• [Given data]

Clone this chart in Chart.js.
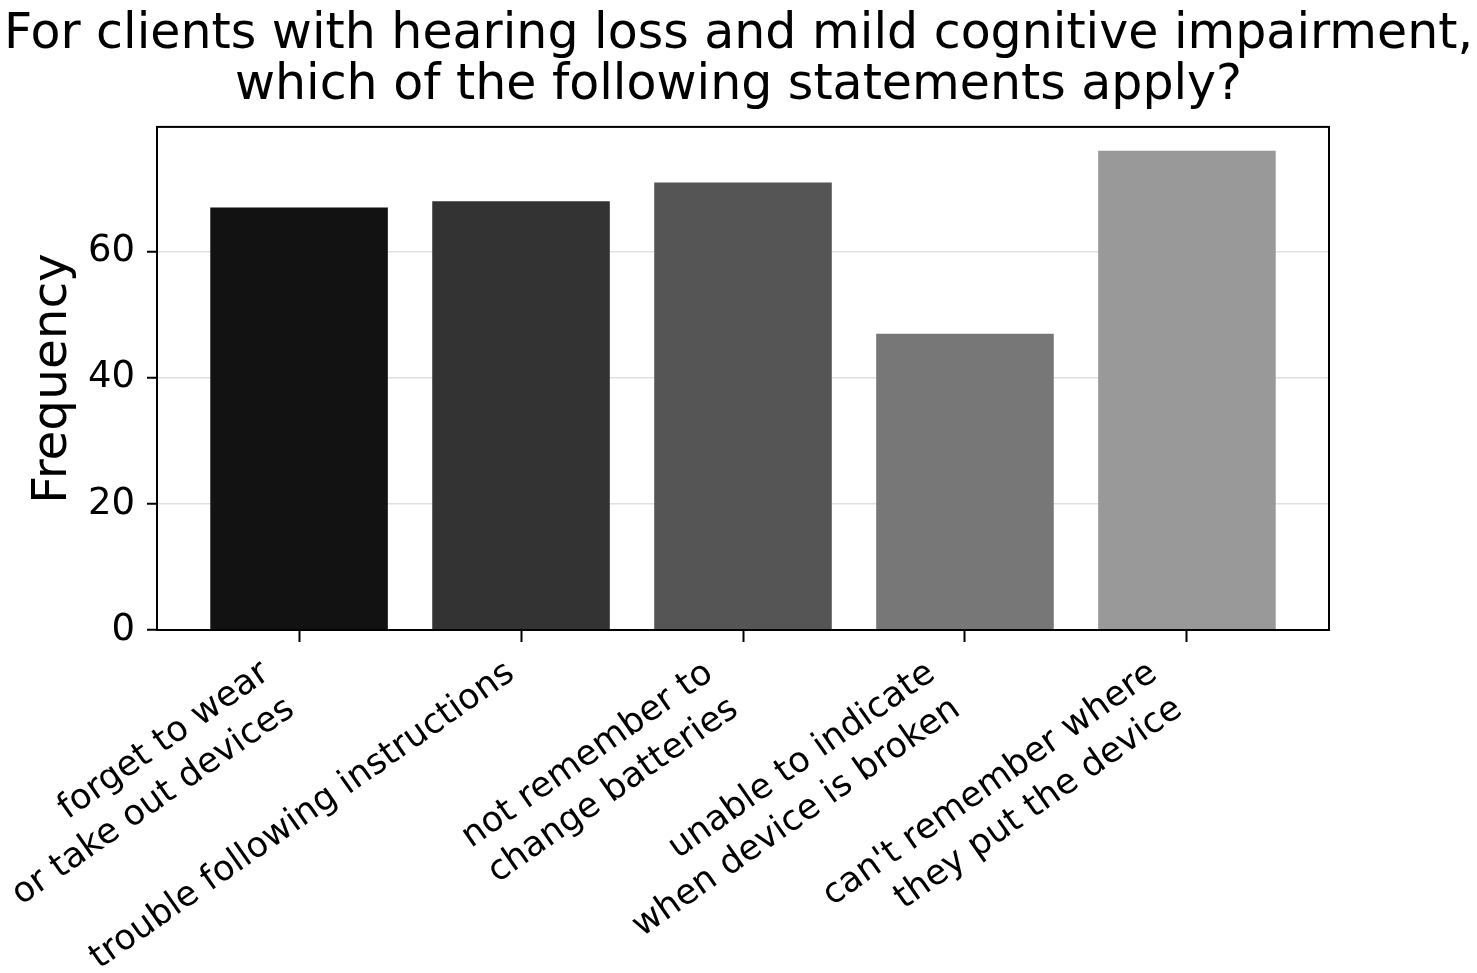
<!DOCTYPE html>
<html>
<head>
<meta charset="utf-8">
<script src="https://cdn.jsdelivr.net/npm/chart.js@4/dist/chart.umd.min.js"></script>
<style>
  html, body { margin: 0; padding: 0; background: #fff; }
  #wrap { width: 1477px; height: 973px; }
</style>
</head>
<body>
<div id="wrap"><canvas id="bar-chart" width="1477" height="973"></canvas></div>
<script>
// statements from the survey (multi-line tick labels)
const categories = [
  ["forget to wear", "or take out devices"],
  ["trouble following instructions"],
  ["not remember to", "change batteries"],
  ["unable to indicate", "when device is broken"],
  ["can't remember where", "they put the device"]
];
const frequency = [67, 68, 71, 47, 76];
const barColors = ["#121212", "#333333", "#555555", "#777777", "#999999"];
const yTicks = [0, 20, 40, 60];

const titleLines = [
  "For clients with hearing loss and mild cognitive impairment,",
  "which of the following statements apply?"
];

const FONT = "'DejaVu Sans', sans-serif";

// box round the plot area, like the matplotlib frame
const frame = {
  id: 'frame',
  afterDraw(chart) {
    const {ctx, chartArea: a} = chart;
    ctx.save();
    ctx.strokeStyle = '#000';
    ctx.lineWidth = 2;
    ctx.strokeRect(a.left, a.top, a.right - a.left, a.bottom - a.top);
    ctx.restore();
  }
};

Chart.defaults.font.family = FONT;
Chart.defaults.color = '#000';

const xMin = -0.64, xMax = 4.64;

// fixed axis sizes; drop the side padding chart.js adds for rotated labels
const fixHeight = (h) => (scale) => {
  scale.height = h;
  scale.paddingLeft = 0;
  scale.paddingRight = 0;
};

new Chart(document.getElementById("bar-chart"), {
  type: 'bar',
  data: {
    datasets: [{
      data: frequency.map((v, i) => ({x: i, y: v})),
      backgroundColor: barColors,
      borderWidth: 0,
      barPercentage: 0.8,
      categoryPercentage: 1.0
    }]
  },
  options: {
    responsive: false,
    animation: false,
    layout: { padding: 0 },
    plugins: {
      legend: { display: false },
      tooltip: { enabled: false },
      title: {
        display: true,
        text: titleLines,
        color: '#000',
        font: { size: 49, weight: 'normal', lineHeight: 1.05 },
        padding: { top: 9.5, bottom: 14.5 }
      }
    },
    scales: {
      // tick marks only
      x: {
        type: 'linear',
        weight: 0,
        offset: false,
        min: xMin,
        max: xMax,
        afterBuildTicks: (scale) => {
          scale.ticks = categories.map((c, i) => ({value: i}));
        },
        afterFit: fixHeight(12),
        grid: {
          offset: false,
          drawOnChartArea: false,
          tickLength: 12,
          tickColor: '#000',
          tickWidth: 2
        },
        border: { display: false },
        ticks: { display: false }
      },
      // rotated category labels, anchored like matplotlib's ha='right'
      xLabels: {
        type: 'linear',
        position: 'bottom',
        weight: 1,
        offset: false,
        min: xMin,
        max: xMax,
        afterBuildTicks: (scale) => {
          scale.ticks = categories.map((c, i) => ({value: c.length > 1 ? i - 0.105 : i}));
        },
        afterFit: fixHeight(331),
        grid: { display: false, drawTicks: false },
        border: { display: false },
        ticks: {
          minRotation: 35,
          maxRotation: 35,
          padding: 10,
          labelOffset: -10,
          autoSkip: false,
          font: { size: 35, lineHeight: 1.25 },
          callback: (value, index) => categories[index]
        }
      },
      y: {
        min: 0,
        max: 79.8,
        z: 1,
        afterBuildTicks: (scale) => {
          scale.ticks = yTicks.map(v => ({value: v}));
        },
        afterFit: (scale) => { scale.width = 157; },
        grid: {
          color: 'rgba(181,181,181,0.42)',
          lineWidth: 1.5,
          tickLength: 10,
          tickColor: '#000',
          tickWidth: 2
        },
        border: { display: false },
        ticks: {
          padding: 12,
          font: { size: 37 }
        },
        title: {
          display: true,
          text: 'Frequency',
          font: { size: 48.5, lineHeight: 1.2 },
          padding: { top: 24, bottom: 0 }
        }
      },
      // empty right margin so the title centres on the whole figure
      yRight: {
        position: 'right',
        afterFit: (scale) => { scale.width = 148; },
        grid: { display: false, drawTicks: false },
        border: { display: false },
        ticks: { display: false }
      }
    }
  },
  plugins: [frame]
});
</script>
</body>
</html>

• [Brief] Return the listing above word for word, with the pictures removed.

• [Task result]
Clone this chart in Chart.js.
<!DOCTYPE html>
<html>
<head>
<meta charset="utf-8">
<script src="https://cdn.jsdelivr.net/npm/chart.js@4/dist/chart.umd.min.js"></script>
<style>
  html, body { margin: 0; padding: 0; background: #fff; }
  #wrap { width: 1477px; height: 973px; }
</style>
</head>
<body>
<div id="wrap"><canvas id="bar-chart" width="1477" height="973"></canvas></div>
<script>
// statements from the survey (multi-line tick labels)
const categories = [
  ["forget to wear", "or take out devices"],
  ["trouble following instructions"],
  ["not remember to", "change batteries"],
  ["unable to indicate", "when device is broken"],
  ["can't remember where", "they put the device"]
];
const frequency = [67, 68, 71, 47, 76];
const barColors = ["#121212", "#333333", "#555555", "#777777", "#999999"];
const yTicks = [0, 20, 40, 60];

const titleLines = [
  "For clients with hearing loss and mild cognitive impairment,",
  "which of the following statements apply?"
];

const FONT = "'DejaVu Sans', sans-serif";

// box round the plot area, like the matplotlib frame
const frame = {
  id: 'frame',
  afterDraw(chart) {
    const {ctx, chartArea: a} = chart;
    ctx.save();
    ctx.strokeStyle = '#000';
    ctx.lineWidth = 2;
    ctx.strokeRect(a.left, a.top, a.right - a.left, a.bottom - a.top);
    ctx.restore();
  }
};

Chart.defaults.font.family = FONT;
Chart.defaults.color = '#000';

const xMin = -0.64, xMax = 4.64;

// fixed axis sizes; drop the side padding chart.js adds for rotated labels
const fixHeight = (h) => (scale) => {
  scale.height = h;
  scale.paddingLeft = 0;
  scale.paddingRight = 0;
};

new Chart(document.getElementById("bar-chart"), {
  type: 'bar',
  data: {
    datasets: [{
      data: frequency.map((v, i) => ({x: i, y: v})),
      backgroundColor: barColors,
      borderWidth: 0,
      barPercentage: 0.8,
      categoryPercentage: 1.0
    }]
  },
  options: {
    responsive: false,
    animation: false,
    layout: { padding: 0 },
    plugins: {
      legend: { display: false },
      tooltip: { enabled: false },
      title: {
        display: true,
        text: titleLines,
        color: '#000',
        font: { size: 49, weight: 'normal', lineHeight: 1.05 },
        padding: { top: 9.5, bottom: 14.5 }
      }
    },
    scales: {
      // tick marks only
      x: {
        type: 'linear',
        weight: 0,
        offset: false,
        min: xMin,
        max: xMax,
        afterBuildTicks: (scale) => {
          scale.ticks = categories.map((c, i) => ({value: i}));
        },
        afterFit: fixHeight(12),
        grid: {
          offset: false,
          drawOnChartArea: false,
          tickLength: 12,
          tickColor: '#000',
          tickWidth: 2
        },
        border: { display: false },
        ticks: { display: false }
      },
      // rotated category labels, anchored like matplotlib's ha='right'
      xLabels: {
        type: 'linear',
        position: 'bottom',
        weight: 1,
        offset: false,
        min: xMin,
        max: xMax,
        afterBuildTicks: (scale) => {
          scale.ticks = categories.map((c, i) => ({value: c.length > 1 ? i - 0.105 : i}));
        },
        afterFit: fixHeight(331),
        grid: { display: false, drawTicks: false },
        border: { display: false },
        ticks: {
          minRotation: 35,
          maxRotation: 35,
          padding: 10,
          labelOffset: -10,
          autoSkip: false,
          font: { size: 35, lineHeight: 1.25 },
          callback: (value, index) => categories[index]
        }
      },
      y: {
        min: 0,
        max: 79.8,
        z: 1,
        afterBuildTicks: (scale) => {
          scale.ticks = yTicks.map(v => ({value: v}));
        },
        afterFit: (scale) => { scale.width = 157; },
        grid: {
          color: 'rgba(181,181,181,0.42)',
          lineWidth: 1.5,
          tickLength: 10,
          tickColor: '#000',
          tickWidth: 2
        },
        border: { display: false },
        ticks: {
          padding: 12,
          font: { size: 37 }
        },
        title: {
          display: true,
          text: 'Frequency',
          font: { size: 48.5, lineHeight: 1.2 },
          padding: { top: 24, bottom: 0 }
        }
      },
      // empty right margin so the title centres on the whole figure
      yRight: {
        position: 'right',
        afterFit: (scale) => { scale.width = 148; },
        grid: { display: false, drawTicks: false },
        border: { display: false },
        ticks: { display: false }
      }
    }
  },
  plugins: [frame]
});
</script>
</body>
</html>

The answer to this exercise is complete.